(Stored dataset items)
* * * *

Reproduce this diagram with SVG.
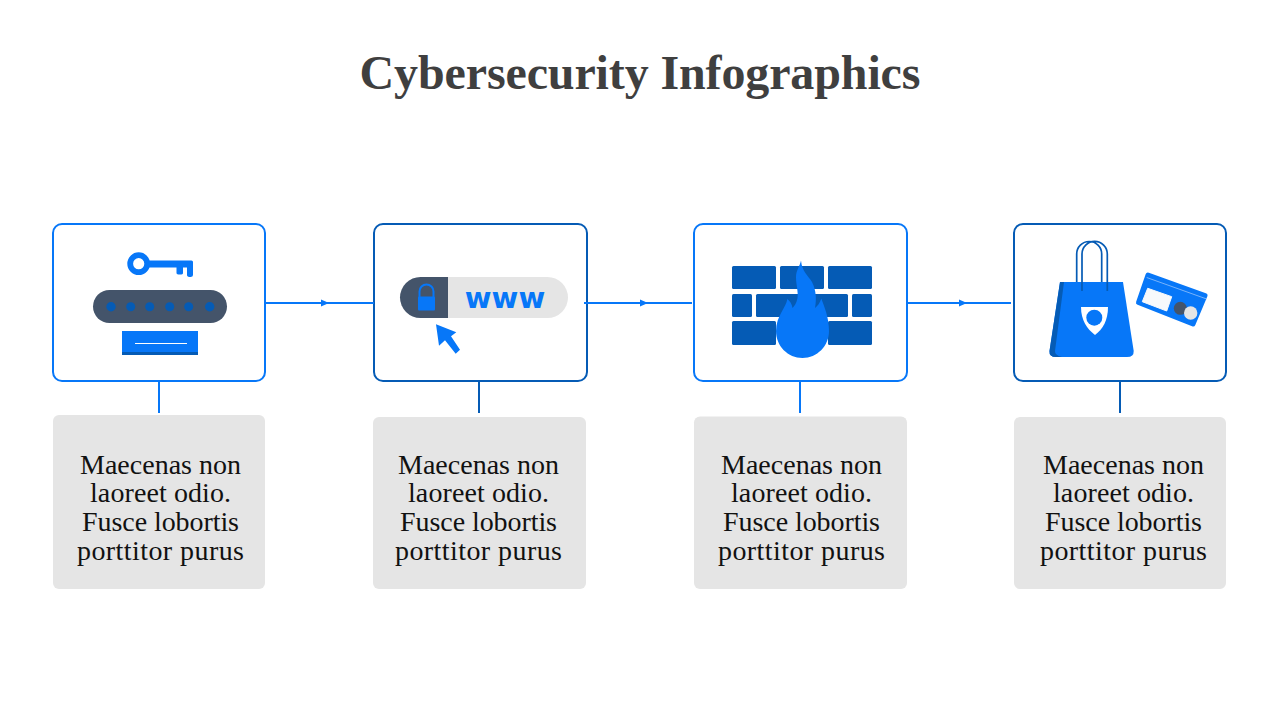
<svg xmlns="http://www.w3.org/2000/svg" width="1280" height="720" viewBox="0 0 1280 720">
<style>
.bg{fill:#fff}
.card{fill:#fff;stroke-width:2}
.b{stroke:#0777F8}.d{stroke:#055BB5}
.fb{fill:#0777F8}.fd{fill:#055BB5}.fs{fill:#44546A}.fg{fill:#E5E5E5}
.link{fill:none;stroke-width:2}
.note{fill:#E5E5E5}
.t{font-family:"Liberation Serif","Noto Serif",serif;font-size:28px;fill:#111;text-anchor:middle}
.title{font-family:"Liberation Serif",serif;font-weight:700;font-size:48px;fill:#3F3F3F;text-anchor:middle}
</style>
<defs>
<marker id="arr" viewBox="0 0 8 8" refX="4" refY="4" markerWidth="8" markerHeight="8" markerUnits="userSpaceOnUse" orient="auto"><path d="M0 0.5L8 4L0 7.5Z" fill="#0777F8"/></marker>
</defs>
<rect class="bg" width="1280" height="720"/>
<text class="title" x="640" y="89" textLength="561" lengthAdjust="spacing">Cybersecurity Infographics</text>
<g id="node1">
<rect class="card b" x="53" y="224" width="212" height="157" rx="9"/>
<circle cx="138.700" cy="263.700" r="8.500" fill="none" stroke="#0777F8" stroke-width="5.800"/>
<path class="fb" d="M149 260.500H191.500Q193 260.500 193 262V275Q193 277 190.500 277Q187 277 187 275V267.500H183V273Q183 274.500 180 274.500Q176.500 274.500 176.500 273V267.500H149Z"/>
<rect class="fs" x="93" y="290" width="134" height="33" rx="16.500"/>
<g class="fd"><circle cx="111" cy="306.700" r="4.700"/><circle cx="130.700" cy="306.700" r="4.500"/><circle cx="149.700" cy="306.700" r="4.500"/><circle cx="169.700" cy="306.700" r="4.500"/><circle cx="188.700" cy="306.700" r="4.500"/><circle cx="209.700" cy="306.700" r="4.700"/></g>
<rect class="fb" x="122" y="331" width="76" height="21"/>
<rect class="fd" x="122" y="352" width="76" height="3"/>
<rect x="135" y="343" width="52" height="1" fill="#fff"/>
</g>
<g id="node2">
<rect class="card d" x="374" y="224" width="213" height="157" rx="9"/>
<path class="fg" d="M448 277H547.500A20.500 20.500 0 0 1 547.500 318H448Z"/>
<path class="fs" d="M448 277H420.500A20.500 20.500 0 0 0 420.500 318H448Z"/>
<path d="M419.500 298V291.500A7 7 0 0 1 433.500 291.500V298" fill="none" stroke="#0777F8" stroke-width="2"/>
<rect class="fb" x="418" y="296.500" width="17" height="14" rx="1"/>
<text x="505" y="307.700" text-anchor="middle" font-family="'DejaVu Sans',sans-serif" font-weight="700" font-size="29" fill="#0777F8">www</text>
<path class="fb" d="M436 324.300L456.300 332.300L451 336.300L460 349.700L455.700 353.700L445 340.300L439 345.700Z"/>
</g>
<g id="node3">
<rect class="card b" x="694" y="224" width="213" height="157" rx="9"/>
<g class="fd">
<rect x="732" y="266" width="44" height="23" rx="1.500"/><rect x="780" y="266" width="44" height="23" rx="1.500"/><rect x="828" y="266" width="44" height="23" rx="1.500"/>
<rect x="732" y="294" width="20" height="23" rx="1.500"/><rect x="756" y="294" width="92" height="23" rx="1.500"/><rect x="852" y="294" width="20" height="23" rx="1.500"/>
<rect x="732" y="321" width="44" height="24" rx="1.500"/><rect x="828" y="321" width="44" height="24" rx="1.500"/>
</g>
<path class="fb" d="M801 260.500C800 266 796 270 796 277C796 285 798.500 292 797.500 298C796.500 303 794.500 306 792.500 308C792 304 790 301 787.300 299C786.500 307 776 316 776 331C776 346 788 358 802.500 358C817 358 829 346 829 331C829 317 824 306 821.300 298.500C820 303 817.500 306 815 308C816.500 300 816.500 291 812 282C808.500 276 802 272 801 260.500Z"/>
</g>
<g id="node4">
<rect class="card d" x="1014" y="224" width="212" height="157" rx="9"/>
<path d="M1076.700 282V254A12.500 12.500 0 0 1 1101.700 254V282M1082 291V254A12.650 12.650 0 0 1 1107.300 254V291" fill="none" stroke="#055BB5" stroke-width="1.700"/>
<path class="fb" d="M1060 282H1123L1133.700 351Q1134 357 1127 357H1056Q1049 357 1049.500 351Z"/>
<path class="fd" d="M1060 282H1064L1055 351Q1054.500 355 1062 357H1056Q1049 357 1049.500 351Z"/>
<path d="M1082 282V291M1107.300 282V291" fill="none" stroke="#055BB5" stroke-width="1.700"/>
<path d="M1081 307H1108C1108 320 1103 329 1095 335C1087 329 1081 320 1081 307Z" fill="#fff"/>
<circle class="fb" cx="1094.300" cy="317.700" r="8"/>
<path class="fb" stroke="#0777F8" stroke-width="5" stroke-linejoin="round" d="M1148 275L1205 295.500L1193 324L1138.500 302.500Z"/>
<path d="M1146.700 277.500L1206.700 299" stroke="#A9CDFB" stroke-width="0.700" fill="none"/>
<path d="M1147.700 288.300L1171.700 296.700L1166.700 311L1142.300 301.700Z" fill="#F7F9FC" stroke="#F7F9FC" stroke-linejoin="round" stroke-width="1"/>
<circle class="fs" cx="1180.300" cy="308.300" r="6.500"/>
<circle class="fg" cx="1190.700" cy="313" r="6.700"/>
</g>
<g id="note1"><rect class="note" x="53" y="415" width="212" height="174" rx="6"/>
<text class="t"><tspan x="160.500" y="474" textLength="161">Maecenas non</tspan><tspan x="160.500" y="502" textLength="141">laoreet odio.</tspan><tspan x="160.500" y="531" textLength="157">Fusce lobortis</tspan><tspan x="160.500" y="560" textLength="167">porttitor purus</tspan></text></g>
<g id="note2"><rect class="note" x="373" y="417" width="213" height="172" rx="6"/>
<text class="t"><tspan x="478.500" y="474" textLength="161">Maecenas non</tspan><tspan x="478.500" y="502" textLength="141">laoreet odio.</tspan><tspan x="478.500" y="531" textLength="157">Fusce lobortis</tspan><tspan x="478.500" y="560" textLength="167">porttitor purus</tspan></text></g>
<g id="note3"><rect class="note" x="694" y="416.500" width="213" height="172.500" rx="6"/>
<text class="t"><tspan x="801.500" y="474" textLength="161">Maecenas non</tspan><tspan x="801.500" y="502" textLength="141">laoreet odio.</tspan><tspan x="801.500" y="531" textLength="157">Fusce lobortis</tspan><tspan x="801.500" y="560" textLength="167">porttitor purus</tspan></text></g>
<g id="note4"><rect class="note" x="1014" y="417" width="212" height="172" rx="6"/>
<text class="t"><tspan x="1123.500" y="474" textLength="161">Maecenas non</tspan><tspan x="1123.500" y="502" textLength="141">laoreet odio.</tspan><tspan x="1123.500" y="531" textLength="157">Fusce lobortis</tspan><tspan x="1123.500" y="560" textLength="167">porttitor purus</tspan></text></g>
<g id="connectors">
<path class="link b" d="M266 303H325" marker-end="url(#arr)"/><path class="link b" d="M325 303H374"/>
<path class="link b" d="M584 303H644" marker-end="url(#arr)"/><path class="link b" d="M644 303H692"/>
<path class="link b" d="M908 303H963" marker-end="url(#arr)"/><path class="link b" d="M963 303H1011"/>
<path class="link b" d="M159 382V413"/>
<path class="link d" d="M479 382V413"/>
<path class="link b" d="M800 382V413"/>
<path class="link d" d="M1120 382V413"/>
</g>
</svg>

* * * *

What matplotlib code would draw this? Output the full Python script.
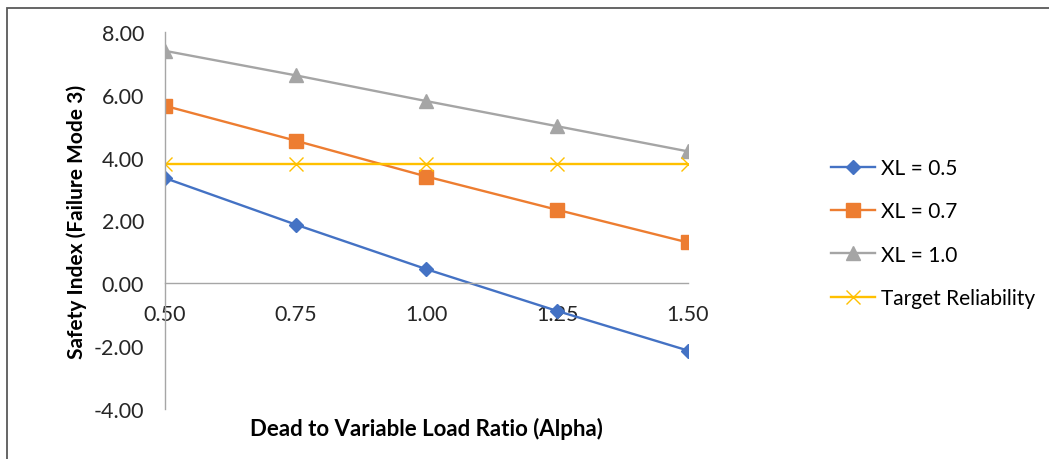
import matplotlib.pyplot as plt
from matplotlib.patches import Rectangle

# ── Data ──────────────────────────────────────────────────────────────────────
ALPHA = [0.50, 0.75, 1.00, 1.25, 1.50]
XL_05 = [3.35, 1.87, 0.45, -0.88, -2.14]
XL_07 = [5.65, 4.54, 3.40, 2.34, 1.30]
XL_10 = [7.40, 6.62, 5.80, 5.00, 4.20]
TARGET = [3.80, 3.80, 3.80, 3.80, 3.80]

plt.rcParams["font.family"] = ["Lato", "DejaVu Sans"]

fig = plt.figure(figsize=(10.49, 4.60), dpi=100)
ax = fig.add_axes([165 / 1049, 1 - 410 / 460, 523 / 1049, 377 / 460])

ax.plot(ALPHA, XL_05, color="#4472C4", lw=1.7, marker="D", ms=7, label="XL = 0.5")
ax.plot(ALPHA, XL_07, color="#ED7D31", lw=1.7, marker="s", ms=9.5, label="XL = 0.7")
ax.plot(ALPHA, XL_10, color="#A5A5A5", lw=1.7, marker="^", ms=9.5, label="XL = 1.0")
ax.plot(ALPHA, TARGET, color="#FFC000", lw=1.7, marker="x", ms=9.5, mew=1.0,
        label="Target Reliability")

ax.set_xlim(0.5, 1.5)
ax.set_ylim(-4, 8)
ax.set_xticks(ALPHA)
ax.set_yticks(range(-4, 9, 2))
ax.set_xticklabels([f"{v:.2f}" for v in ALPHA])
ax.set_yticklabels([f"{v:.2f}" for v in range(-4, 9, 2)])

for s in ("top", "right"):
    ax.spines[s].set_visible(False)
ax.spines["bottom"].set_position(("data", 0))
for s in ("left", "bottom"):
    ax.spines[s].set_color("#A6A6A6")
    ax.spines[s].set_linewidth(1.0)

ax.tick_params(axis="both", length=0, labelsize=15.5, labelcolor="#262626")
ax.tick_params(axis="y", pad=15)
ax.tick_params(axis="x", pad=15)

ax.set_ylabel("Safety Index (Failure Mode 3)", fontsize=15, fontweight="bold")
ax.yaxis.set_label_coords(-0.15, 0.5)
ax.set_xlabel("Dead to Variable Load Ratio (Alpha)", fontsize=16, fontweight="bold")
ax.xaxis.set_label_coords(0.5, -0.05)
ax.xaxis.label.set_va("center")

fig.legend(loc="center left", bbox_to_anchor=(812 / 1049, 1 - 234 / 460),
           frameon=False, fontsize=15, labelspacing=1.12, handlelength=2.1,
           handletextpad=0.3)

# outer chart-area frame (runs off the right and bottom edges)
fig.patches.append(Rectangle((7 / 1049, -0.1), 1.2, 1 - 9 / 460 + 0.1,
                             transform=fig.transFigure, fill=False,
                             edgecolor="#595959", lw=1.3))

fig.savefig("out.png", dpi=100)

* * * *

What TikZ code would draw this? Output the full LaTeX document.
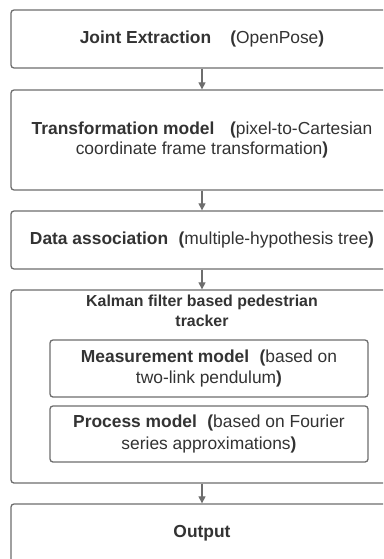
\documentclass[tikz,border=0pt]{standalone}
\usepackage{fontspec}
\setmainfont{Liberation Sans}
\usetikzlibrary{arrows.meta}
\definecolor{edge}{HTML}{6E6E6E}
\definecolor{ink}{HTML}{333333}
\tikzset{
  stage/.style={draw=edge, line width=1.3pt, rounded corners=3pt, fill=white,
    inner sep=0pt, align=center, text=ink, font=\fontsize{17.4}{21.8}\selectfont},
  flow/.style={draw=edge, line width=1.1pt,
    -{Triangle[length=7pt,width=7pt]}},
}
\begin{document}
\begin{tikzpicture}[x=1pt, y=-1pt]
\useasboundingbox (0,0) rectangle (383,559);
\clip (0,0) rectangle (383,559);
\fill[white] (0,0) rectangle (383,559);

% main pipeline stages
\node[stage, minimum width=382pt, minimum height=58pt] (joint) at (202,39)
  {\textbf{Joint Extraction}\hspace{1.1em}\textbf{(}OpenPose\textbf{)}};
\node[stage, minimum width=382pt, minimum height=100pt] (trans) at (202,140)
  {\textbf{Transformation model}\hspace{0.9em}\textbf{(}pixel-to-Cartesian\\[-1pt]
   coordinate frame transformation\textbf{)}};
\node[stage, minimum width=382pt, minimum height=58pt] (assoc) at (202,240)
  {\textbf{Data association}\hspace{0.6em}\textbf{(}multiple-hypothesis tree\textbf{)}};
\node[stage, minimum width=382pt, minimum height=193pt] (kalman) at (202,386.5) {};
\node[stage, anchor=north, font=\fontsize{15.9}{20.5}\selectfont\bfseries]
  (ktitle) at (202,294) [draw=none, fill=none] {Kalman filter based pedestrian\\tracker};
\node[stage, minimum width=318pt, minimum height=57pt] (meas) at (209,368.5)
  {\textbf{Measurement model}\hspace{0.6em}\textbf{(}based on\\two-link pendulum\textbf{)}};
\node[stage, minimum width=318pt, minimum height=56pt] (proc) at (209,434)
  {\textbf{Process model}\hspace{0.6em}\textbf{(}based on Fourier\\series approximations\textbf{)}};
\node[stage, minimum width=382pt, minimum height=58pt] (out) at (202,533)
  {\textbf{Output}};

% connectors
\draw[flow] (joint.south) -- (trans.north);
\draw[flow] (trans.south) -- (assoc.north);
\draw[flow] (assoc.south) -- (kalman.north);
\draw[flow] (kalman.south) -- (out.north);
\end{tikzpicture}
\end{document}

* * * *

● **Task directions**: Copy word for word every line from the one with "What matplotlib code" through the one with "ax = fig.add_axes([165", including both. No pictures belong in the copy.

● **Written solution**:
What matplotlib code would draw this? Output the full Python script.
import matplotlib.pyplot as plt
from matplotlib.patches import Rectangle

# ── Data ──────────────────────────────────────────────────────────────────────
ALPHA = [0.50, 0.75, 1.00, 1.25, 1.50]
XL_05 = [3.35, 1.87, 0.45, -0.88, -2.14]
XL_07 = [5.65, 4.54, 3.40, 2.34, 1.30]
XL_10 = [7.40, 6.62, 5.80, 5.00, 4.20]
TARGET = [3.80, 3.80, 3.80, 3.80, 3.80]

plt.rcParams["font.family"] = ["Lato", "DejaVu Sans"]

fig = plt.figure(figsize=(10.49, 4.60), dpi=100)
ax = fig.add_axes([165 / 1049, 1 - 410 / 460, 523 / 1049, 377 / 460])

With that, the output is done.